Between 2017 and 2021, Dinwiddie racked up 132 starts during a four-year run with the then-rebuilding Nets, reviving his career so effectively that it eventually made him expendable when the Nets went star shopping. During those years, Dinwiddie averaged 14.3 points and 5.3 assists on pretty poor shooting splits (41.7% FG, 32.6% 3s, 79% FT) in Brooklyn. After a brief pit stop in Washington, Dinwiddie landed alongside Luka Doncic in Dallas and went to work on tailoring his game to accommodate the heliocentric Mavs. Usage dipped below 22% during his two years in Texas, but the overall offensive output ticked up as the minutes (31.6) increased to career highs. This year has been especially successful. Operating as the moon to Planet Luka,  Dinwiddie’s secondary playmaking nudged his scoring up to 15.5 points, powered primarily by a big step forward from three. Despite a career number that says otherwise (33%), Dinwiddie has been a deadeye from deep this year (40.5%) on the highest volume he’s ever attempted (6.4 3PA.) Considering some of the spacing challenges with the rest of the Nets roster, that three-point shooting will be the key for Dinwiddie maintaining (or improving on) his top-75 value back in his old neighborhood. Durant’s return shouldn’t be too far off now, but in the meantime, there’s an opportunity for Dinwiddie to hit the ground running – which is about as far as I can see into this crystal ball. 

Like in Dallas, what happens with Jacque Vaughn’s rotation beyond Dinwiddie, Durant, and breakthrough big Nicolas Claxton is going to take some time to suss out. There are options aplenty both at the forward spot – Royce O’Neale, Finney-Smith, and Ben Simmons (once he’s fit to return to the floor) – and among the guards – Joe Harris, Seth Curry, Edmund Sumner (who posted a career-high 29 points on Saturday), and Cam Thomas (who, like Sumner, also posted a career-high 44 points off the bench) – as potential starters.

I suspect the second forward spot will come down to O’Neale (117th best player in 9-cat) or Finney-Smith (138th) and fear that each will cannibalize value from the other irrespective of who starts. It’s possible, I guess, that the two share the court, but neither is actually a two-guard and the more likely path would be toggling one for the other depending on the situation. Finney-Smith is in the 94th percentile defensively per Dunks and Threes but has been unable to replicate the run of above-average three-point shooting this season (35%) that he was able to coax out over the last three years in Dallas (39, 39, and 38 percent.) Conversely, O’Neale has been a steady source of triples (40% on 5.6 attempts) but is not on Finney-Smith’s level as a stopper. 

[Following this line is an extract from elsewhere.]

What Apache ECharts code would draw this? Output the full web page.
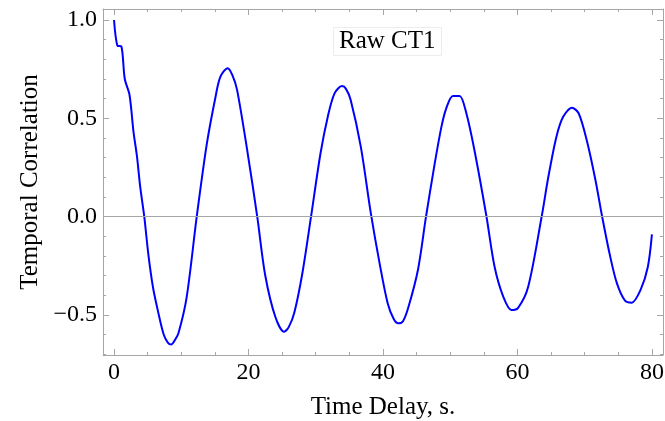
<!DOCTYPE html>
<html>
<head>
<meta charset="utf-8">
<script src="https://cdn.jsdelivr.net/npm/echarts@6/dist/echarts.min.js"></script>
<style>html,body{margin:0;padding:0;background:#fff}#c{width:665px;height:421px}</style>
</head>
<body>
<div id="c"></div>
<script>
const times = [0,0.5,1.1,1.6,2.3,2.9,3.4,3.9,4.5,5.1,5.8,6.6,7.4,8.0,8.5,9.0,9.6,10.8,12.3,13.8,15.1,15.8,16.9,17.6,18.3,19.8,21.3,22.5,24.0,25.3,26.0,26.8,28.0,29.3,30.7,31.8,32.8,33.9,34.5,35.2,36.7,38.2,39.5,40.7,41.6,42.3,43.0,43.8,45.2,46.4,47.7,48.7,49.4,50.4,51.4,52.4,53.6,55.4,56.6,57.9,59.1,60.1,61.6,63.6,64.6,65.8,66.8,68.1,69.1,70.3,71.6,72.6,73.8,74.8,76.0,77.0,78.3,79.4,80.0];
const correlation = [1.0,0.87,0.865,0.70,0.62,0.43,0.31,0.15,0.0,-0.19,-0.36,-0.49,-0.60,-0.64,-0.65,-0.63,-0.59,-0.41,0.0,0.37,0.61,0.71,0.755,0.72,0.645,0.34,0.0,-0.30,-0.51,-0.585,-0.56,-0.49,-0.29,0.0,0.32,0.51,0.627,0.664,0.65,0.593,0.356,0.017,-0.237,-0.44,-0.52,-0.542,-0.53,-0.458,-0.271,0.0,0.271,0.458,0.55,0.614,0.614,0.526,0.339,0.0,-0.254,-0.407,-0.474,-0.463,-0.356,0.0,0.203,0.407,0.508,0.554,0.526,0.39,0.187,0.0,-0.203,-0.339,-0.427,-0.437,-0.373,-0.254,-0.09];
const xMajorTicks = [0,20,40,60,80];
const xMinorTicks = [5,10,15,25,30,35,45,50,55,65,70,75];
const yMajorTicks = [-0.5,0,0.5,1.0];
const yMinorTicks = [-0.7,-0.6,-0.4,-0.3,-0.2,-0.1,0.1,0.2,0.3,0.4,0.6,0.7,0.8,0.9];
const yLabels = {'-0.5':'\u22120.5','0':'0.0','0.5':'0.5','1':'1.0'};
const titleText = 'Raw CT1';
const xName = 'Time Delay, s.';
const yName = 'Temporal Correlation';

const FONT = 'Liberation Serif';
const FRAME = '#a6a6a6';
const XMIN = -1.64, XMAX = 81.65, YMIN = -0.703, YMAX = 1.056;

function xAx(pos, major, withLabels, showLine) {
  return {
    type: 'value', min: XMIN, max: XMAX, position: pos, gridIndex: 0,
    name: withLabels ? xName : '', nameLocation: 'middle', nameGap: 40,
    nameTextStyle: {fontFamily: FONT, fontSize: 25, color: '#000'},
    axisLine: {show: showLine, onZero: false, lineStyle: {color: FRAME, width: 1}},
    axisTick: {show: true, inside: true, length: major ? 6 : 3, customValues: major ? xMajorTicks : xMinorTicks, lineStyle: {color: FRAME}},
    axisLabel: {show: withLabels, customValues: xMajorTicks, margin: 6, fontFamily: FONT, fontSize: 24, color: '#000'},
    splitLine: {show: false}
  };
}
function yAx(pos, major, withLabels, showLine) {
  return {
    type: 'value', min: YMIN, max: YMAX, position: pos, gridIndex: 0,
    name: withLabels ? yName : '', nameLocation: 'middle', nameGap: 60,
    nameTextStyle: {fontFamily: FONT, fontSize: 25, color: '#000'},
    axisLine: {show: showLine, onZero: false, lineStyle: {color: FRAME, width: 1}},
    axisTick: {show: true, inside: true, length: major ? 6 : 3, customValues: major ? yMajorTicks : yMinorTicks, lineStyle: {color: FRAME}},
    axisLabel: {show: withLabels, customValues: yMajorTicks, margin: 6, fontFamily: FONT, fontSize: 24, color: '#000',
      formatter: v => yLabels[String(v)] !== undefined ? yLabels[String(v)] : String(v)},
    splitLine: {show: false}
  };
}

const chart = echarts.init(document.getElementById('c'), null, {renderer: 'canvas'});
chart.setOption({
  animation: false,
  backgroundColor: '#fff',
  title: {
    text: titleText, left: 333, top: 27, padding: [2, 6],
    borderColor: '#ececec', borderWidth: 1, backgroundColor: '#fff',
    textStyle: {fontFamily: FONT, fontSize: 25, fontWeight: 'normal', color: '#000'}
  },
  grid: {left: 103, right: 2, top: 9, bottom: 66, containLabel: false, outerBoundsMode: 'none'},
  xAxis: [xAx('bottom', true, true, true), xAx('bottom', false, false, false), xAx('top', true, false, true), xAx('top', false, false, false)],
  yAxis: [yAx('left', true, true, true), yAx('left', false, false, false), yAx('right', true, false, true), yAx('right', false, false, false)],
  series: [{
    type: 'line', xAxisIndex: 0, yAxisIndex: 0,
    data: times.map((t, i) => [t, correlation[i]]),
    showSymbol: false, smooth: 0.3,
    lineStyle: {color: '#0000ff', width: 2},
    markLine: {
      silent: true, symbol: 'none', label: {show: false},
      lineStyle: {color: '#a6a6a6', width: 1, type: 'solid'},
      data: [{yAxis: 0}]
    },
    z: 3
  }]
});
</script>
</body>
</html>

And what about Ben Simmons and his three-year, $112M contract? He’s presently dealing with knee soreness that has kept him off the floor since late January, but he has been very much on the fringes of fantasy viability all year long. The dimes and steals  – 6.4 and 1.4 per game, respectively – probably won’t be negatively impacted by the shakeup, but between spotty health and a grotesque usage rate (15.9!), there’s been little reason to believe the counting stats juggernaut will ever arrive in Brooklyn. Harris and Curry will likely continue to spell each other and provide spacing, while the popping off of Thomas and Sumner will probably be limited to mop-up duty while Durant, Simmons, Curry, and TJ Warren get healthy. 

The larger question is how this move impacts KD ahead of the trade deadline. There’s blood in the water now, and rival front offices haven’t forgotten that Durant asked out at the beginning of this year. The return for Irving is genuinely more than I would have expected, but it’s hard to seriously consider this Brooklyn group a sincere challenger to Philadelphia, Milwaukee, or Boston come playoff time. Now that the star cycles have run their course – remember when it was a big three with Durant, Irving, and Harden? – all eyes will remain on the Nets. With one huge domino down, there could be another one tumbling over the next few days.